Serialization

IntroductionUp

Assimilation normally involves two stages: tabularization and serialization. There is more information on the motivation for serialization.

If you are doing interpretation, you can produce a serial file directly rather than by serializing a tabular file. Usually, however, it is more efficient to create a tabular file and then serialize it with the process described here, or, if you don’t have the knowledge to do that, get help from an analyst in serializing the file.

The serialization process makes use of PanLex tools. Typically, when you perform serialization you use existing serialization scripts with arguments that you define; you don’t need to write your own scripts. This usual process is summarized below. In rare cases, it is more efficient to use a custom process to produce the desired output.

Editorial judgment

The serialization process is not just mechanical.
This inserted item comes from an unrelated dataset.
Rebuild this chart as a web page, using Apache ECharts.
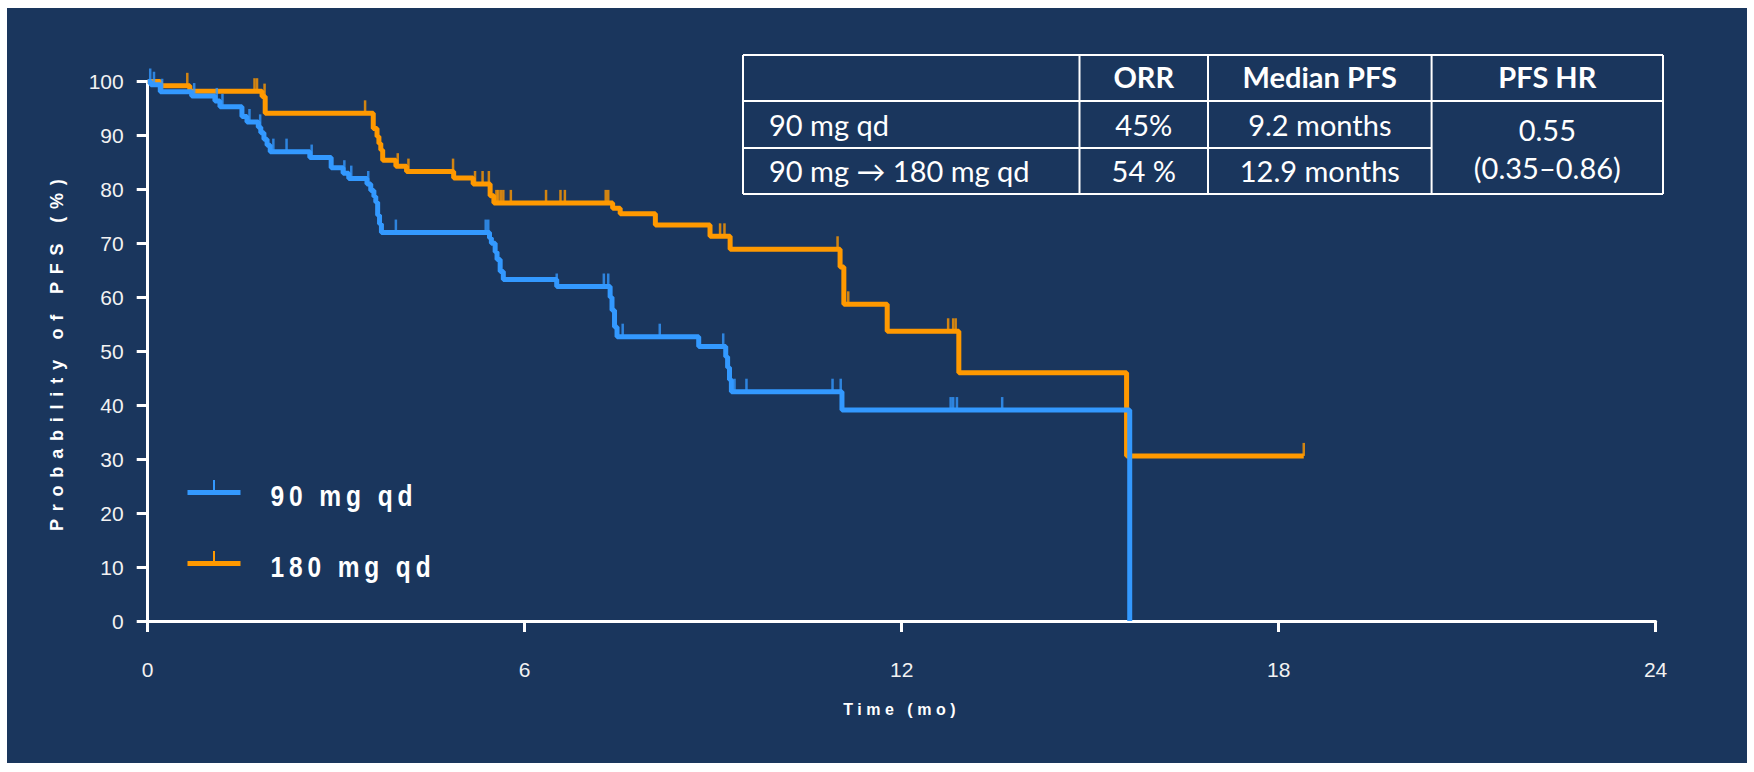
<!DOCTYPE html>
<html><head><meta charset="utf-8">
<script src="https://cdn.jsdelivr.net/npm/echarts@6/dist/echarts.min.js"></script>
<style>
html,body{margin:0;padding:0;background:#ffffff;width:1754px;height:772px;overflow:hidden}
#chart{position:absolute;left:7px;top:8px;width:1740px;height:755px;}
</style>
</head><body><div id="chart"></div>
<script>
// ---------------- data ----------------
const seriesNames = ['90 mg qd', '180 mg qd'];
// Kaplan-Meier steps: [time (months), PFS %]
const pfs90 = [[0,100],[0.05,99.4],[0.2,98.1],[0.70,97.3],[1.07,96.4],[1.15,95.3],[1.50,93.5],[1.58,92.5],[1.76,91.5],[1.80,90.5],[1.85,89.3],[1.90,88.2],[1.95,87.0],[2.58,85.9],[2.92,84.0],[3.11,83.0],[3.20,82.0],[3.49,81.0],[3.55,79.8],[3.60,78.7],[3.63,77.6],[3.66,75.2],[3.69,73.6],[3.72,72.0],[5.44,71.0],[5.47,70.0],[5.53,68.4],[5.56,67.0],[5.61,64.8],[5.66,63.3],[6.51,62.0],[7.36,60.0],[7.39,57.6],[7.43,54.5],[7.47,52.7],[8.77,50.9],[9.20,49.0],[9.23,47.0],[9.26,44.7],[9.29,42.5],[11.05,39.1],[15.63,0]];
const pfs180 = [[0,100],[0.2,99.2],[0.67,98.2],[1.82,97.2],[1.87,94.1],[3.59,91.3],[3.65,89.8],[3.68,88.5],[3.71,87.3],[3.74,85.4],[3.95,84.3],[4.12,83.3],[4.87,82.1],[5.18,81.0],[5.45,78.8],[5.51,77.5],[7.40,76.5],[7.52,75.5],[8.08,73.4],[8.95,71.3],[9.27,68.9],[11.02,65.6],[11.08,58.7],[11.77,53.7],[12.91,46.0],[15.58,30.6],[18.40,30.6]];
// censoring times (months)
const censor90 = [0.04,0.10,0.23,0.74,1.10,1.19,1.62,1.79,2.00,2.21,2.61,3.13,3.24,3.51,3.95,5.38,5.42,6.51,7.26,7.33,7.56,8.15,9.16,9.34,9.53,10.90,11.03,12.78,12.82,12.88,13.60];
const censor180 = [0.63,1.70,1.74,1.86,3.46,3.98,4.15,4.86,5.21,5.33,5.43,5.55,5.58,5.62,5.66,5.78,6.34,6.57,6.64,7.29,7.33,9.11,9.18,10.98,11.15,12.74,12.82,12.86,18.40];
const xAxisTicks = [0, 6, 12, 18, 24];
const yAxisTicks = [0, 10, 20, 30, 40, 50, 60, 70, 80, 90, 100];
const xAxisTitle = 'Time (mo)';
const yAxisTitle = 'Probability of PFS (%)';
// summary table
const tableHeader = ['', 'ORR', 'Median PFS', 'PFS HR'];
const tableRow1 = ['90 mg qd', '45%', '9.2 months'];
const tableRow2 = ['90 mg \u2192 180 mg qd', '54 %', '12.9 months'];
const hazardRatio = ['0.55', '(0.35\u20130.86)'];

// ---------------- styles ----------------
const BG = '#1a365d';
const BLUE = '#3399ff';
const ORANGE = '#ff9900';
const SANS = "'Liberation Sans', Arial, sans-serif";
const TABLE_FONT = "Lato, 'Open Sans', sans-serif";

function valueAt(curve, t) {
  let v = curve[0][1];
  for (const [ti, pi] of curve) { if (ti <= t) v = pi; else break; }
  return v;
}

// table graphics
const colX = [736, 1072.5, 1201, 1424.6, 1656];
const rowY = [47, 93, 140, 186];
const tableEls = [];
function hline(x1, x2, y) { tableEls.push({type:'line', shape:{x1, y1:y, x2, y2:y}, style:{stroke:'#ffffff', lineWidth:2}}); }
function vline(x, y1, y2) { tableEls.push({type:'line', shape:{x1:x, y1, x2:x, y2}, style:{stroke:'#ffffff', lineWidth:2}}); }
hline(colX[0], colX[4], rowY[0]);
hline(colX[0], colX[4], rowY[1]);
hline(colX[0], colX[3], rowY[2]);
hline(colX[0], colX[4], rowY[3]);
colX.forEach(x => vline(x, rowY[0], rowY[3]));
function txt(s, x, y, align, bold) {
  tableEls.push({type:'text', x, y, style:{text:s, fill:'#ffffff', fontSize:29, fontFamily:TABLE_FONT,
    fontWeight: bold ? 'bold' : 'normal', align, verticalAlign:'middle', textAlign:align, textVerticalAlign:'middle'}});
}
const colCenters = [null, (colX[1]+colX[2])/2, (colX[2]+colX[3])/2, (colX[3]+colX[4])/2];
for (let i = 1; i < 4; i++) txt(tableHeader[i], colCenters[i], 68.5, 'center', true);
txt(tableRow1[0], colX[0] + 26, 116, 'left', false);
txt(tableRow1[1], colCenters[1], 116, 'center', false);
txt(tableRow1[2], colCenters[2], 116, 'center', false);
txt(tableRow2[0], colX[0] + 26, 162.5, 'left', false);
txt(tableRow2[1], colCenters[1], 162.5, 'center', false);
txt(tableRow2[2], colCenters[2], 162.5, 'center', false);
txt(hazardRatio[0], colCenters[3], 121, 'center', false);
txt(hazardRatio[1], colCenters[3], 159, 'center', false);

// legend icon: short vertical censor tick on a thick bar (the last tiny subpath only pads the box)
const legendIcon = 'path://M25.5,0H27.5V10H25.5Z M0,10H53V15H0Z M0,30.99H0.01V31H0Z';
function legendCfg(name, top) {
  return {
    data: [name], left: 175.5, top, orient: 'vertical', icon: legendIcon,
    itemWidth: 53, itemHeight: 31, selectedMode: false, symbolKeepAspect: false,
    itemStyle: {borderWidth: 0},
    textStyle: {color:'#ffffff', fontSize: 30, fontWeight: 'bold', fontFamily: SANS, padding: [0, 0, 0, 25]}
  };
}

const option = {
  backgroundColor: BG,
  animation: false,
  grid: {left: 140.7, right: 91.4, top: 73.5, bottom: 142, containLabel: false, outerBoundsMode: 'none'},
  xAxis: {
    type: 'value', min: xAxisTicks[0], max: xAxisTicks[xAxisTicks.length-1], interval: 6,
    name: xAxisTitle, nameLocation: 'middle', nameGap: 80,
    nameTextStyle: {color:'#ffffff', fontSize: 16, fontWeight: 'bold', fontFamily: SANS},
    axisLine: {show: true, onZero: false, lineStyle: {color:'#ffffff', width: 3}},
    axisTick: {show: true, length: 11, lineStyle: {color:'#ffffff', width: 3}},
    axisLabel: {color:'#f2f2f2', fontSize: 21, fontFamily: SANS, margin: 38},
    splitLine: {show: false}
  },
  yAxis: {
    type: 'value', min: yAxisTicks[0], max: yAxisTicks[yAxisTicks.length-1], interval: 10,
    name: yAxisTitle, nameLocation: 'middle', nameGap: 82,
    nameTextStyle: {color:'#ffffff', fontSize: 18, fontWeight: 'bold', fontFamily: SANS},
    axisLine: {show: true, onZero: false, lineStyle: {color:'#ffffff', width: 3}},
    axisTick: {show: true, length: 11, lineStyle: {color:'#ffffff', width: 3}},
    axisLabel: {color:'#f2f2f2', fontSize: 21, fontFamily: SANS, margin: 24},
    splitLine: {show: false}
  },
  legend: [legendCfg(seriesNames[0], 467), legendCfg(seriesNames[1], 538)],
  graphic: tableEls,
  series: [
    {name: seriesNames[1], type: 'line', step: 'end', data: pfs180, showSymbol: false, symbol: 'none',
      lineStyle: {color: ORANGE, width: 5}, itemStyle: {color: ORANGE}, z: 2},
    {name: seriesNames[1] + ' censored', type: 'scatter', data: censor180.map(t => [t, valueAt(pfs180, t)]),
      symbol: 'rect', symbolSize: [2.5, 13], symbolOffset: [0, -6.5], itemStyle: {color: ORANGE}, z: 2, silent: true},
    {name: seriesNames[0], type: 'line', step: 'end', data: pfs90, showSymbol: false, symbol: 'none',
      lineStyle: {color: BLUE, width: 5}, itemStyle: {color: BLUE}, z: 3},
    {name: seriesNames[0] + ' censored', type: 'scatter', data: censor90.map(t => [t, valueAt(pfs90, t)]),
      symbol: 'rect', symbolSize: [2.5, 13], symbolOffset: [0, -6.5], itemStyle: {color: BLUE}, z: 3, silent: true}
  ]
};

const dom = document.getElementById('chart');
const chart = echarts.init(dom, null, {renderer: 'svg'});
// letter spacing (and condensed width) for the spaced-out labels
const spacing = {};
spacing[yAxisTitle] = {ls: 7.8};
spacing[xAxisTitle] = {ls: 4.5};
spacing[seriesNames[0]] = {ls: 6, len: 147};
spacing[seriesNames[1]] = {ls: 6, len: 165};
function applySpacing() {
  dom.querySelectorAll('text').forEach(t => {
    if (t.outerHTML.indexOf('Lato') >= 0) return; // table texts keep normal spacing
    const cfg = spacing[t.textContent];
    if (!cfg) return;
    t.setAttribute('letter-spacing', cfg.ls);
    if (cfg.len) { t.setAttribute('textLength', cfg.len); t.setAttribute('lengthAdjust', 'spacingAndGlyphs'); }
  });
}
chart.on('finished', applySpacing);
chart.setOption(option);
applySpacing();
</script>
</body></html>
You must exercise judgment in choosing scripts and defining their arguments. Your judgment will, for example, classify words and phrases as expressions versus definitions and cause expressions to be retained as-is or modified to conform to more common spellings.

Steps

In the serialization process, you use a command-line terminal to run the serialize.pl Perl script from the PanLex tools.
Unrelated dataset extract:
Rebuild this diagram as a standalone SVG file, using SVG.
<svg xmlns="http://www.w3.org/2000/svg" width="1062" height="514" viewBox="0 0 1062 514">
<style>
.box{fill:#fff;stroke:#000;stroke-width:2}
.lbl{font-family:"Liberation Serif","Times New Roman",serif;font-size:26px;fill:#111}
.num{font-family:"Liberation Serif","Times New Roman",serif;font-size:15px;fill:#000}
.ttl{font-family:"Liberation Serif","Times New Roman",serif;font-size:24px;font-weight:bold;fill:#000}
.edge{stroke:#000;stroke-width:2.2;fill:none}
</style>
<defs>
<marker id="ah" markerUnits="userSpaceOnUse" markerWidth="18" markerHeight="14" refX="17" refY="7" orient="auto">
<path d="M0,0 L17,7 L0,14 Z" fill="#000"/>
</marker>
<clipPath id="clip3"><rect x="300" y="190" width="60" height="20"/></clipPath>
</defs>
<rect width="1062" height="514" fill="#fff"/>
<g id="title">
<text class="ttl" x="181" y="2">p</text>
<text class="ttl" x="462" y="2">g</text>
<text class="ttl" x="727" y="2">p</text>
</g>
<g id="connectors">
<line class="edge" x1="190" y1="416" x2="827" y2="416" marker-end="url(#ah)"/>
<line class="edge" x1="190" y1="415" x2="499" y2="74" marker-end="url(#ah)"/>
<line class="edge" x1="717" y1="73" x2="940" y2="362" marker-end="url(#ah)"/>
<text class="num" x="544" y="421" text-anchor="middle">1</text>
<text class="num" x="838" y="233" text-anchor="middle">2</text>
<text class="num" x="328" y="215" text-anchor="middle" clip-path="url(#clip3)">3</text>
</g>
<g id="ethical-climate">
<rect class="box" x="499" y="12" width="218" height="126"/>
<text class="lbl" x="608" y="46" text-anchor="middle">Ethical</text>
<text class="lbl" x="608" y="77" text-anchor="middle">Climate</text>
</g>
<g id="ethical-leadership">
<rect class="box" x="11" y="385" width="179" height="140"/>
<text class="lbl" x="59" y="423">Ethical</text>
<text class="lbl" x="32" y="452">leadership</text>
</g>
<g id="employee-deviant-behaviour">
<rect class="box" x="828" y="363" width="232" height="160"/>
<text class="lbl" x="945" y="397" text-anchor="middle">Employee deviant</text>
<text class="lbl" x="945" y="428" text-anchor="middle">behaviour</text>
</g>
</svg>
  1. Make the directory that contains the source files—your working directory—the current directory for any commands you will issue.
  2. Copy serialize.pl to your working directory by entering the following command: plx cp serialize.pl.
  3. In a text editor, open the serialize.pl file.
  4. Make the basename of the source file and the version number match the tabularization file that will be the input. If the file name were aaa-bbb-Author-1.txt, then the basename would be aaa-bbb-Author and the version number would be 1.
  5. Uncomment (i.e. remove the leading # symbols on) the lines that call the serialization scripts you want to use, amend their arguments to fit your source and your purposes, and duplicate and/or reorder the lines as necessary. The bare minimum set of scripts to be called consists of extag and out-full-0. There are detailed instructions for this step.
  6. Execute serialize.pl by running the command perl serialize.pl or ./serialize.pl.
  7. Inspect the files produced by this action. They include intermediate files with different version numbers, log files, and a final source file (whose version is final rather than a number). The diff command can help you perform inspections. For example, diff -u *-7.txt *-8.txt compares versions 7 and 8.
  8. If you discover errors or decide to improve how you specified the serialization process, amend serialize.pl and execute it again.
  9. If PanLem reports errors when you submit the final source file, amend serialize.pl, execute it again, and submit the new final source file.